Recorded information ->
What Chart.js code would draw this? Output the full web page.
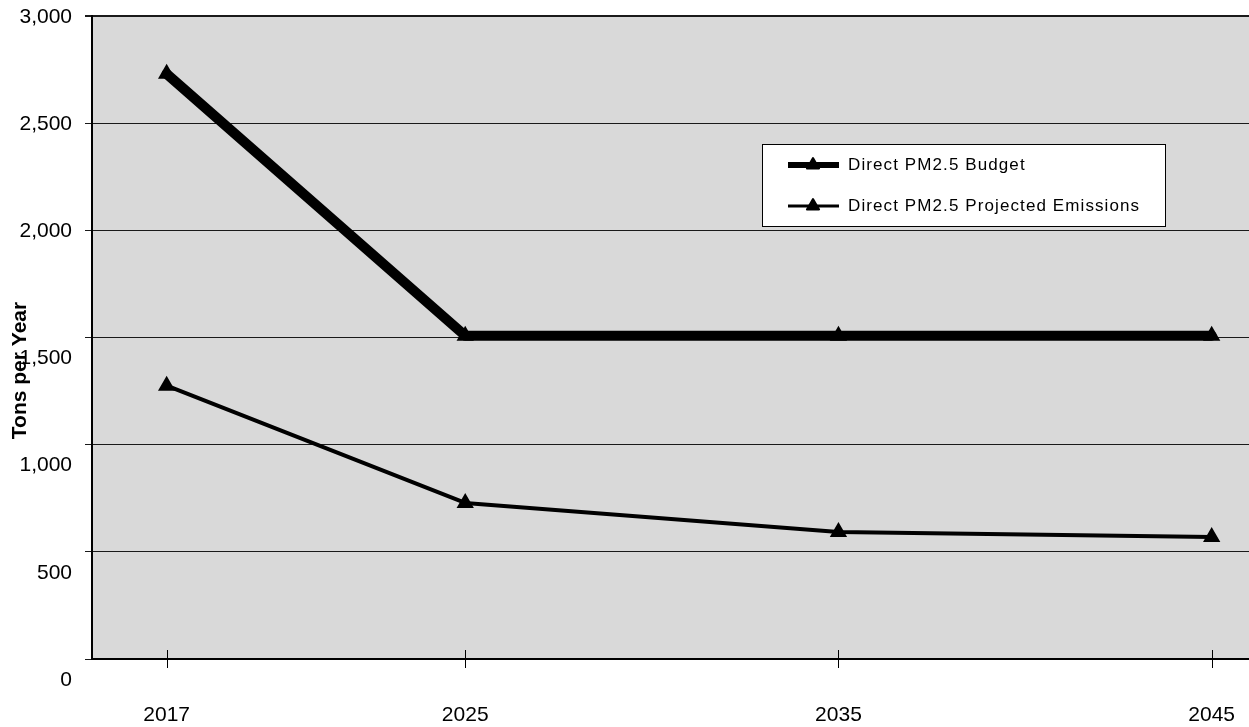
<!DOCTYPE html>
<html lang="en">
<head>
<meta charset="utf-8">
<title>Direct PM2.5</title>
<script src="https://cdn.jsdelivr.net/npm/chart.js@4.4.1/dist/chart.umd.min.js"></script>
<style>
    html, body { margin: 0; padding: 0; background: #ffffff; }
    .chart-wrapper { position: relative; width: 1249px; height: 727px; }
</style>
</head>
<body>
<div class="chart-wrapper"><canvas id="pmChart"></canvas></div>
<script>
// Datos del gráfico
const anios = [2017, 2025, 2035, 2045];
const presupuesto = [2730, 1508, 1508, 1508];
const emisionesProyectadas = [1275, 728, 593, 569];
const etiquetasY = [0, 500, 1000, 1500, 2000, 2500, 3000];
const nombresSeries = ['Direct PM2.5 Budget', 'Direct PM2.5 Projected Emissions'];
const tituloY = 'Tons per Year';

const FUENTE = "'Liberation Sans', Arial, sans-serif";
const GRIS_FONDO = '#d9d9d9';

function puntos(valores) {
    return anios.map((anio, i) => ({ x: anio, y: valores[i] }));
}

// Leyenda dibujada a mano dentro del área del gráfico
function dibujarLeyenda(chart) {
    const ctx = chart.ctx;
    ctx.save();
    ctx.fillStyle = '#ffffff';
    ctx.fillRect(762, 144, 404, 83);
    ctx.strokeStyle = '#000';
    ctx.lineWidth = 1;
    ctx.strokeRect(762.5, 144.5, 403, 82);

    chart.data.datasets.forEach((ds, i) => {
        const y = 165 + i * 41;
        ctx.strokeStyle = '#000';
        ctx.fillStyle = '#000';
        ctx.lineWidth = i === 0 ? 6 : 3;
        ctx.beginPath();
        ctx.moveTo(788, y);
        ctx.lineTo(839, y);
        ctx.stroke();
        ctx.lineWidth = 2;
        ctx.lineJoin = 'round';
        Chart.helpers.drawPoint(ctx, { pointStyle: 'triangle', radius: 7, borderWidth: 2, rotation: 0 }, 813, y);

        ctx.font = '17px ' + FUENTE;
        ctx.letterSpacing = '1.1px';
        ctx.textAlign = 'left';
        ctx.textBaseline = 'middle';
        ctx.fillText(ds.label, 848, y);
        ctx.letterSpacing = '0px';
    });
    ctx.restore();
}

// Plugin: fondo gris, etiquetas del eje Y, título, marcas del eje X y leyenda
const pluginExcel = {
    id: 'estiloExcel',
    beforeDraw(chart) {
        const { ctx, chartArea } = chart;
        ctx.save();
        ctx.fillStyle = GRIS_FONDO;
        ctx.fillRect(chartArea.left, chartArea.top, chartArea.right - chartArea.left, chartArea.bottom - chartArea.top);
        ctx.restore();
    },
    afterDraw(chart) {
        const { ctx, chartArea } = chart;
        const escalaX = chart.scales.x;
        const escalaY = chart.scales.y;
        ctx.save();

        // marcas del eje X (cruzan el eje)
        ctx.strokeStyle = '#000';
        ctx.lineWidth = 1;
        escalaX.ticks.forEach(t => {
            const px = Math.round(escalaX.getPixelForValue(t.value)) + 0.5;
            ctx.beginPath();
            ctx.moveTo(px, chartArea.bottom - 9);
            ctx.lineTo(px, chartArea.bottom + 9);
            ctx.stroke();
        });

        // etiquetas del eje Y (en el original bajan unos 20px desde 1,500)
        ctx.fillStyle = '#000';
        ctx.font = '21px ' + FUENTE;
        ctx.textAlign = 'right';
        ctx.textBaseline = 'middle';
        escalaY.ticks.forEach(t => {
            const py = escalaY.getPixelForValue(t.value) + (t.value <= 1500 ? 21 : 1);
            ctx.fillText(t.label, escalaY.right - 20, py);
        });

        // título del eje Y
        ctx.save();
        ctx.translate(20, (chartArea.top + chartArea.bottom) / 2 + 33);
        ctx.rotate(-Math.PI / 2);
        ctx.font = 'bold 21px ' + FUENTE;
        ctx.textAlign = 'center';
        ctx.textBaseline = 'middle';
        ctx.fillText(tituloY, 0, 0);
        ctx.restore();

        ctx.restore();
        dibujarLeyenda(chart);
    }
};

new Chart(document.getElementById('pmChart'), {
    type: 'line',
    data: {
        datasets: [
            {
                label: nombresSeries[0],
                data: puntos(presupuesto),
                borderColor: '#000',
                backgroundColor: '#000',
                borderWidth: 10,
                borderCapStyle: 'round',
                borderJoinStyle: 'round',
                pointStyle: 'triangle',
                pointRadius: 7,
                pointBorderWidth: 3,
                pointBackgroundColor: '#000',
                pointBorderColor: '#000',
                tension: 0
            },
            {
                label: nombresSeries[1],
                data: puntos(emisionesProyectadas),
                borderColor: '#000',
                backgroundColor: '#000',
                borderWidth: 4,
                borderCapStyle: 'round',
                borderJoinStyle: 'round',
                pointStyle: 'triangle',
                pointRadius: 7,
                pointBorderWidth: 3,
                pointBackgroundColor: '#000',
                pointBorderColor: '#000',
                tension: 0
            }
        ]
    },
    options: {
        responsive: true,
        maintainAspectRatio: false,
        animation: false,
        layout: { autoPadding: false, padding: { top: 16, right: 0, bottom: 0, left: 0 } },
        plugins: {
            legend: { display: false },
            tooltip: { enabled: false }
        },
        scales: {
            x: {
                type: 'linear',
                min: 2015,
                max: 2046,
                afterBuildTicks: scale => { scale.ticks = anios.map(v => ({ value: v })); },
                afterFit: scale => {
                    scale.height = 68;
                    scale.paddingLeft = 0;
                    scale.paddingRight = 0;
                },
                grid: { display: false },
                border: { display: true, color: '#000', width: 2 },
                ticks: {
                    color: '#000',
                    font: { family: FUENTE, size: 21 },
                    padding: 36,
                    autoSkip: false,
                    maxRotation: 0,
                    callback: v => String(v)
                }
            },
            y: {
                min: 0,
                max: 3000,
                afterBuildTicks: scale => { scale.ticks = etiquetasY.map(v => ({ value: v })); },
                afterFit: scale => {
                    scale.width = 92;
                    scale.paddingTop = 0;
                    scale.paddingBottom = 0;
                },
                grid: {
                    color: '#1a1a1a',
                    lineWidth: ctx => (ctx.tick && ctx.tick.value === 3000 ? 2 : 1),
                    tickLength: 7,
                    drawTicks: true
                },
                border: { display: true, color: '#000', width: 2 },
                ticks: {
                    color: 'rgba(0,0,0,0)',
                    font: { family: FUENTE, size: 21 },
                    callback: v => v.toLocaleString('en-US')
                }
            }
        }
    },
    plugins: [pluginExcel]
});
</script>
</body>
</html>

Task description ->
In your copy, leave out the pictures and reproduce the material above exactly.

Response to this task ->
What Chart.js code would draw this? Output the full web page.
<!DOCTYPE html>
<html lang="en">
<head>
<meta charset="utf-8">
<title>Direct PM2.5</title>
<script src="https://cdn.jsdelivr.net/npm/chart.js@4.4.1/dist/chart.umd.min.js"></script>
<style>
    html, body { margin: 0; padding: 0; background: #ffffff; }
    .chart-wrapper { position: relative; width: 1249px; height: 727px; }
</style>
</head>
<body>
<div class="chart-wrapper"><canvas id="pmChart"></canvas></div>
<script>
// Datos del gráfico
const anios = [2017, 2025, 2035, 2045];
const presupuesto = [2730, 1508, 1508, 1508];
const emisionesProyectadas = [1275, 728, 593, 569];
const etiquetasY = [0, 500, 1000, 1500, 2000, 2500, 3000];
const nombresSeries = ['Direct PM2.5 Budget', 'Direct PM2.5 Projected Emissions'];
const tituloY = 'Tons per Year';

const FUENTE = "'Liberation Sans', Arial, sans-serif";
const GRIS_FONDO = '#d9d9d9';

function puntos(valores) {
    return anios.map((anio, i) => ({ x: anio, y: valores[i] }));
}

// Leyenda dibujada a mano dentro del área del gráfico
function dibujarLeyenda(chart) {
    const ctx = chart.ctx;
    ctx.save();
    ctx.fillStyle = '#ffffff';
    ctx.fillRect(762, 144, 404, 83);
    ctx.strokeStyle = '#000';
    ctx.lineWidth = 1;
    ctx.strokeRect(762.5, 144.5, 403, 82);

    chart.data.datasets.forEach((ds, i) => {
        const y = 165 + i * 41;
        ctx.strokeStyle = '#000';
        ctx.fillStyle = '#000';
        ctx.lineWidth = i === 0 ? 6 : 3;
        ctx.beginPath();
        ctx.moveTo(788, y);
        ctx.lineTo(839, y);
        ctx.stroke();
        ctx.lineWidth = 2;
        ctx.lineJoin = 'round';
        Chart.helpers.drawPoint(ctx, { pointStyle: 'triangle', radius: 7, borderWidth: 2, rotation: 0 }, 813, y);

        ctx.font = '17px ' + FUENTE;
        ctx.letterSpacing = '1.1px';
        ctx.textAlign = 'left';
        ctx.textBaseline = 'middle';
        ctx.fillText(ds.label, 848, y);
        ctx.letterSpacing = '0px';
    });
    ctx.restore();
}

// Plugin: fondo gris, etiquetas del eje Y, título, marcas del eje X y leyenda
const pluginExcel = {
    id: 'estiloExcel',
    beforeDraw(chart) {
        const { ctx, chartArea } = chart;
        ctx.save();
        ctx.fillStyle = GRIS_FONDO;
        ctx.fillRect(chartArea.left, chartArea.top, chartArea.right - chartArea.left, chartArea.bottom - chartArea.top);
        ctx.restore();
    },
    afterDraw(chart) {
        const { ctx, chartArea } = chart;
        const escalaX = chart.scales.x;
        const escalaY = chart.scales.y;
        ctx.save();

        // marcas del eje X (cruzan el eje)
        ctx.strokeStyle = '#000';
        ctx.lineWidth = 1;
        escalaX.ticks.forEach(t => {
            const px = Math.round(escalaX.getPixelForValue(t.value)) + 0.5;
            ctx.beginPath();
            ctx.moveTo(px, chartArea.bottom - 9);
            ctx.lineTo(px, chartArea.bottom + 9);
            ctx.stroke();
        });

        // etiquetas del eje Y (en el original bajan unos 20px desde 1,500)
        ctx.fillStyle = '#000';
        ctx.font = '21px ' + FUENTE;
        ctx.textAlign = 'right';
        ctx.textBaseline = 'middle';
        escalaY.ticks.forEach(t => {
            const py = escalaY.getPixelForValue(t.value) + (t.value <= 1500 ? 21 : 1);
            ctx.fillText(t.label, escalaY.right - 20, py);
        });

        // título del eje Y
        ctx.save();
        ctx.translate(20, (chartArea.top + chartArea.bottom) / 2 + 33);
        ctx.rotate(-Math.PI / 2);
        ctx.font = 'bold 21px ' + FUENTE;
        ctx.textAlign = 'center';
        ctx.textBaseline = 'middle';
        ctx.fillText(tituloY, 0, 0);
        ctx.restore();

        ctx.restore();
        dibujarLeyenda(chart);
    }
};

new Chart(document.getElementById('pmChart'), {
    type: 'line',
    data: {
        datasets: [
            {
                label: nombresSeries[0],
                data: puntos(presupuesto),
                borderColor: '#000',
                backgroundColor: '#000',
                borderWidth: 10,
                borderCapStyle: 'round',
                borderJoinStyle: 'round',
                pointStyle: 'triangle',
                pointRadius: 7,
                pointBorderWidth: 3,
                pointBackgroundColor: '#000',
                pointBorderColor: '#000',
                tension: 0
            },
            {
                label: nombresSeries[1],
                data: puntos(emisionesProyectadas),
                borderColor: '#000',
                backgroundColor: '#000',
                borderWidth: 4,
                borderCapStyle: 'round',
                borderJoinStyle: 'round',
                pointStyle: 'triangle',
                pointRadius: 7,
                pointBorderWidth: 3,
                pointBackgroundColor: '#000',
                pointBorderColor: '#000',
                tension: 0
            }
        ]
    },
    options: {
        responsive: true,
        maintainAspectRatio: false,
        animation: false,
        layout: { autoPadding: false, padding: { top: 16, right: 0, bottom: 0, left: 0 } },
        plugins: {
            legend: { display: false },
            tooltip: { enabled: false }
        },
        scales: {
            x: {
                type: 'linear',
                min: 2015,
                max: 2046,
                afterBuildTicks: scale => { scale.ticks = anios.map(v => ({ value: v })); },
                afterFit: scale => {
                    scale.height = 68;
                    scale.paddingLeft = 0;
                    scale.paddingRight = 0;
                },
                grid: { display: false },
                border: { display: true, color: '#000', width: 2 },
                ticks: {
                    color: '#000',
                    font: { family: FUENTE, size: 21 },
                    padding: 36,
                    autoSkip: false,
                    maxRotation: 0,
                    callback: v => String(v)
                }
            },
            y: {
                min: 0,
                max: 3000,
                afterBuildTicks: scale => { scale.ticks = etiquetasY.map(v => ({ value: v })); },
                afterFit: scale => {
                    scale.width = 92;
                    scale.paddingTop = 0;
                    scale.paddingBottom = 0;
                },
                grid: {
                    color: '#1a1a1a',
                    lineWidth: ctx => (ctx.tick && ctx.tick.value === 3000 ? 2 : 1),
                    tickLength: 7,
                    drawTicks: true
                },
                border: { display: true, color: '#000', width: 2 },
                ticks: {
                    color: 'rgba(0,0,0,0)',
                    font: { family: FUENTE, size: 21 },
                    callback: v => v.toLocaleString('en-US')
                }
            }
        }
    },
    plugins: [pluginExcel]
});
</script>
</body>
</html>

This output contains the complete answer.